Whilst using a lot of dark language about increasing numbers of humans globally, the report nowhere acknowledges that the current median level of total worldwide fertility has fallen dramatically from 5.6 in the 1970s to only 2.4 today. In other words we are already close to natural replacement levels in terms of total fertility – the reason that the absolute population will continue to grow to 9 billion or more is that more children are living long enough have their own children. To my mind a reduction in infant mortality and an increase in life expectancy are self-evidently good and desirable – and their impact on world population levels should be celebrated, not bemoaned.
Secondly, the report seems to be largely predicated on a neo-Malthusian version of economics, where resource use is a zero-sum game, and therefore the rich need to get poorer if there is to be any increase in comsumption for the poorest. It states:
Human impact on the Earth raises serious concerns, and in the richest parts of the world per capita material consumption is far above the level that can be sustained for everyone in a population of 7 billion or more. This is in stark contrast to the world’s 1.3 billion poorest people, who need to consume more in order to be raised out of extreme poverty.
The most developed and the emerging economies must stabilise and then reduce material consumption levels…
This redistributive model has been shown in the real world to be completely wrong: China, India and now many African countries have seen rapid and sustained economic growth (and the concurrent lifting out of poverty of hundreds of millions of people) not because we have had to reduce our own wealth and consumption in an absolute sense, but through trade and other globalisation-related liberalisation benefiting both parties (and the poorest most).
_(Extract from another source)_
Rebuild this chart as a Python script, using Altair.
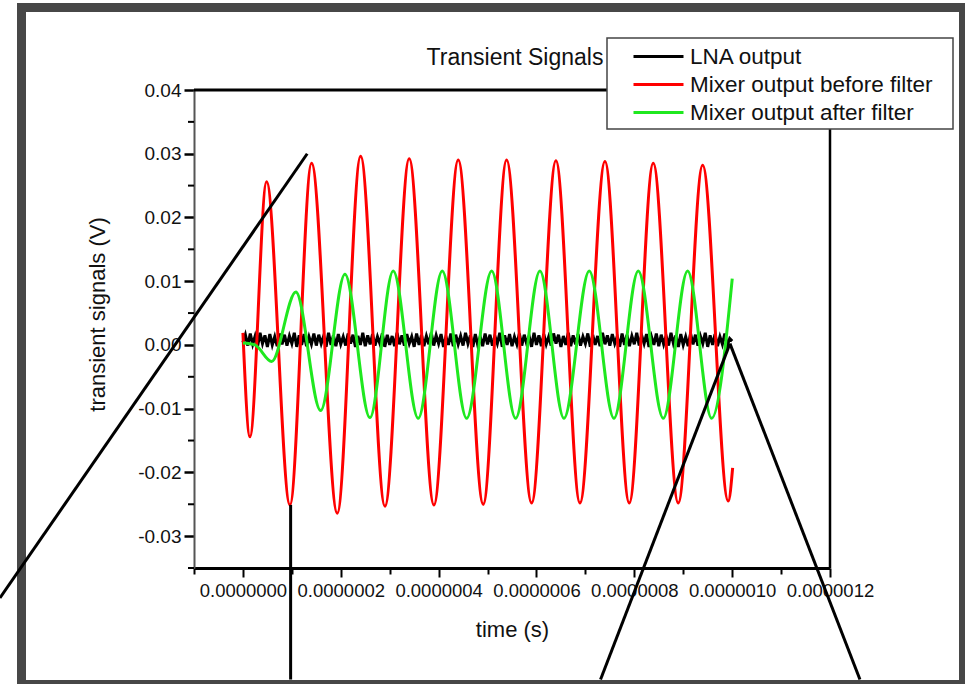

Moreover, a dramatic decline in inequality is already actually happening, because the richest countries are either not growing now (due to the post-2008 economic crisis) or are growing very slowly, whilst the emerging economies and even many sub-Saharan African countries are growing at 5% or more per year. The big Malthusian error – which was repeated by the Limits to Growth approach of the 1970s, and many times afterwards – was to see ‘natural resources’ as some kind of absolutely-limited cake which would have to be shared equally if all were to exit from poverty.
In actual fact the stock of natural resources (natural capital) change both both because of consumption patterns and technology. Take fisheries – it is often assumed that because many are over-exploited at the moment then there will never be enough fish for everyone’s wants to be satisfied. However, as a scientific report only last week showed, if fisheries and aquaculture are properly managed there can be at least the same levels of per capita fish consumption by 2050 as today (for a 9.5 billion population). There is no reason to assume collapse is inevitable.
Similarly for energy – if we deploy sufficient clean energy resources (renewables, nuclear and gas with carbon capture) there is no fundamental limit on human potential energy consumption. Energy is essential for water supply (increasingly with desalination), agricultural production, urbanisation and so on – and here the Limits to Growth assumptions are both anti-development and nonsensical.
To conclude: I would love to see a much more positive approach from scientists on these issues, one acknowledging human development as a much more positive prospect, and treating environmental resources not as a fixed quantity but as a dynamic part of a rapidly-changing (and in many ways improving) world. This does not mean denying biophysical limits (‘planetary boundaries’) insofar as they can be scientifically determined, but it does mean taking a radically-different, and much more human-centred, approach to tackling them.